- **Your goal**:
Print, word for word, the opening line of the data below and every line after it through the line that contains "from bokeh.resources import INLINE", but not the pictures.

- **Supplied information**:
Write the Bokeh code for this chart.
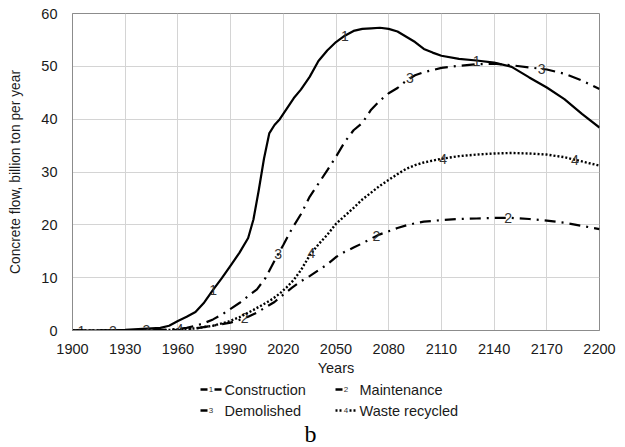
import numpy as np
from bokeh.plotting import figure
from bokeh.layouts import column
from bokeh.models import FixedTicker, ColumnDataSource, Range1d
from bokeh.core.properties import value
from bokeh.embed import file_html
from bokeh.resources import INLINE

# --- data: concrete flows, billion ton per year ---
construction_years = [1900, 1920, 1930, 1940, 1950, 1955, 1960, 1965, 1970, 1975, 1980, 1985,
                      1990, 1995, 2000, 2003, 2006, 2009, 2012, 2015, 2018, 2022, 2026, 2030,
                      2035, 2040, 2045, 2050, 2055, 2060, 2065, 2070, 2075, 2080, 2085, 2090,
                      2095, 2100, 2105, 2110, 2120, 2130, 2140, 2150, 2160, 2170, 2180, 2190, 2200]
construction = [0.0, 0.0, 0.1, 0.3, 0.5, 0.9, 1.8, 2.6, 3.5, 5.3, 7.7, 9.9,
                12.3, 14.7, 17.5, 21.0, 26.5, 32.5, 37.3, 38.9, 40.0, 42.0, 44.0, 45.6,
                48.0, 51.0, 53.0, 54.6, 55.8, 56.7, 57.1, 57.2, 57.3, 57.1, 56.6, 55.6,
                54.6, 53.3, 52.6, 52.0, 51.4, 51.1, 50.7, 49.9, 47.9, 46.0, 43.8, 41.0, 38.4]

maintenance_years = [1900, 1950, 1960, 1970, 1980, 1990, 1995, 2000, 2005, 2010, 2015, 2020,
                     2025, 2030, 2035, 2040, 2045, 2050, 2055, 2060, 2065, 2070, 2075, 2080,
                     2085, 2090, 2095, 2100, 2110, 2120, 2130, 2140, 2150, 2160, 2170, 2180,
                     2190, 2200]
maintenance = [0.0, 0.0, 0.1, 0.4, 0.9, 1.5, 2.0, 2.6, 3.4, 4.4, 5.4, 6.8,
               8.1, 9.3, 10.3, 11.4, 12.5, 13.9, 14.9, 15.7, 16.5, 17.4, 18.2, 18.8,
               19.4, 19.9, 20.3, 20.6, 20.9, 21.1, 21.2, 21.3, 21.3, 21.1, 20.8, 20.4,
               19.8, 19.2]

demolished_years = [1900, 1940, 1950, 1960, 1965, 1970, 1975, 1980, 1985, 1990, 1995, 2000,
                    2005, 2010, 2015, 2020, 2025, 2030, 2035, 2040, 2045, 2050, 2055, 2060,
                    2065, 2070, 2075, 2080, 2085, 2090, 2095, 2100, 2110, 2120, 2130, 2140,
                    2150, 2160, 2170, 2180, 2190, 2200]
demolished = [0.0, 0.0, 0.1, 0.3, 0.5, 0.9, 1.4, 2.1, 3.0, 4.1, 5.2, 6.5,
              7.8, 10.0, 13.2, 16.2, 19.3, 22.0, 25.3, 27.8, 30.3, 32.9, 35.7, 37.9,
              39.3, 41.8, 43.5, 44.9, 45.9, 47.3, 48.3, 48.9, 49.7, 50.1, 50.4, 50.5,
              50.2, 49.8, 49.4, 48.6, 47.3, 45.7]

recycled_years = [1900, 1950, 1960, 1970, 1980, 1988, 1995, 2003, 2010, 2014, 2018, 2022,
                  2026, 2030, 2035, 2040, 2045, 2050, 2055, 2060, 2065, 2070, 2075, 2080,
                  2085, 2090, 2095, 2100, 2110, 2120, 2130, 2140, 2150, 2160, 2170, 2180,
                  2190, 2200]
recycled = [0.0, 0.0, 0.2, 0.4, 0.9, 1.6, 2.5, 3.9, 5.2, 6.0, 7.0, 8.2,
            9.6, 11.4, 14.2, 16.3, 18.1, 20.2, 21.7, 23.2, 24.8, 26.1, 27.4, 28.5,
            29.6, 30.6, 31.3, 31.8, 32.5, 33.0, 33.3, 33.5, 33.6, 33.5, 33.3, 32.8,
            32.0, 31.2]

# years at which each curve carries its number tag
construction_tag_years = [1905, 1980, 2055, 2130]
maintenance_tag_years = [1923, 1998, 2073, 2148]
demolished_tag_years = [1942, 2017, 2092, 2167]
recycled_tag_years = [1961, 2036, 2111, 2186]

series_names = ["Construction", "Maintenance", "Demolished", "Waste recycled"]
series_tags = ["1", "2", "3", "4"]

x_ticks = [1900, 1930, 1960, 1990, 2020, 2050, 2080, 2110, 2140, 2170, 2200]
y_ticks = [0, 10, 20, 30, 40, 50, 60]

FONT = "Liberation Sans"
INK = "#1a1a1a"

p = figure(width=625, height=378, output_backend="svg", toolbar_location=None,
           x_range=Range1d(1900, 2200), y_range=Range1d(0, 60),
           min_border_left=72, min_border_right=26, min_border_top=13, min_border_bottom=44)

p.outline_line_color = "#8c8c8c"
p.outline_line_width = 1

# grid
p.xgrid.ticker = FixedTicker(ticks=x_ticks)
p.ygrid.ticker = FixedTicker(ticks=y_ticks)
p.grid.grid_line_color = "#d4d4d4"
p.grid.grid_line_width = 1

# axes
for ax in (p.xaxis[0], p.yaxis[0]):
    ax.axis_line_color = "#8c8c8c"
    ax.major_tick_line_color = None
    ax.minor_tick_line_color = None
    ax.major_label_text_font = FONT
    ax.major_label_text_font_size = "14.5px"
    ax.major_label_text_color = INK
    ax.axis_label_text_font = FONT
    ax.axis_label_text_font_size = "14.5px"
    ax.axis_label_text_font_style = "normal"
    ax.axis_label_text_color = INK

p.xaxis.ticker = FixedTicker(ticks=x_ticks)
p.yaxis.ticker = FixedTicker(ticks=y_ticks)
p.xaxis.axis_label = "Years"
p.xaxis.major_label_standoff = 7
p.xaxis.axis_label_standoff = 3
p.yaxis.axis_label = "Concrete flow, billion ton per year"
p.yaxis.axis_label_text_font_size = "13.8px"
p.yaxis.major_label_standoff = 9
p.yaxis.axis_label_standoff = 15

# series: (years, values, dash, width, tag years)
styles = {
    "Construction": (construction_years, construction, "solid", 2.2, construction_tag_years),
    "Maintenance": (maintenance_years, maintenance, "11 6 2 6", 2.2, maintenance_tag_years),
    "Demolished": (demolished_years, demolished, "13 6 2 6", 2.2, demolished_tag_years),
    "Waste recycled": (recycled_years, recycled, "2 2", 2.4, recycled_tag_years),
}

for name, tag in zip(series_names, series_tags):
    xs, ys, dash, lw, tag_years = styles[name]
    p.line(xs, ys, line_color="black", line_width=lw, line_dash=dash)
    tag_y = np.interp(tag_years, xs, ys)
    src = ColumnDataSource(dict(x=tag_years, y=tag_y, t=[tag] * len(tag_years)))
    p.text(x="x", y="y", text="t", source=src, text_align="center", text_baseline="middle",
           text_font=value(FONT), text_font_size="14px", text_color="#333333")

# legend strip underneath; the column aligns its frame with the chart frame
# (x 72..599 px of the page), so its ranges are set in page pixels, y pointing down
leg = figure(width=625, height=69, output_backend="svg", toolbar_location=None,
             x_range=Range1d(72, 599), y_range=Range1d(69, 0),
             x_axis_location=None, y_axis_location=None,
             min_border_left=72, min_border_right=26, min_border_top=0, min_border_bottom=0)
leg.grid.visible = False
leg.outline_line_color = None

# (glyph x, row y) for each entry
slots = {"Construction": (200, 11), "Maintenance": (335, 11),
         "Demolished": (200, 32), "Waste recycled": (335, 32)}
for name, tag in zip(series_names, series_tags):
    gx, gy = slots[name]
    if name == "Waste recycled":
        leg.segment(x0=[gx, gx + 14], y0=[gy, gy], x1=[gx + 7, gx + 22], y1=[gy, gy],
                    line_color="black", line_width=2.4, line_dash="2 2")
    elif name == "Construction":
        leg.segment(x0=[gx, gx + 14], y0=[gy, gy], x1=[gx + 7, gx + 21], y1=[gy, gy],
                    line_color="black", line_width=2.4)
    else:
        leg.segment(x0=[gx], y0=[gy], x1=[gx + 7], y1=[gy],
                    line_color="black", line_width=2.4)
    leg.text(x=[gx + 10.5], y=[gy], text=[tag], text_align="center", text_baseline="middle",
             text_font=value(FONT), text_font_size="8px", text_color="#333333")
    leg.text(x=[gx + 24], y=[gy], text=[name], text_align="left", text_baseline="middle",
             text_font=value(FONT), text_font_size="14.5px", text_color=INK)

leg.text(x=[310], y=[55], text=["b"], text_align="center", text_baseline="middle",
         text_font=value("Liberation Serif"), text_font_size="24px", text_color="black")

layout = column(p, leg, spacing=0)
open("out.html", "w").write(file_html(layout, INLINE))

- **Written answer**:
Write the Bokeh code for this chart.
import numpy as np
from bokeh.plotting import figure
from bokeh.layouts import column
from bokeh.models import FixedTicker, ColumnDataSource, Range1d
from bokeh.core.properties import value
from bokeh.embed import file_html
from bokeh.resources import INLINE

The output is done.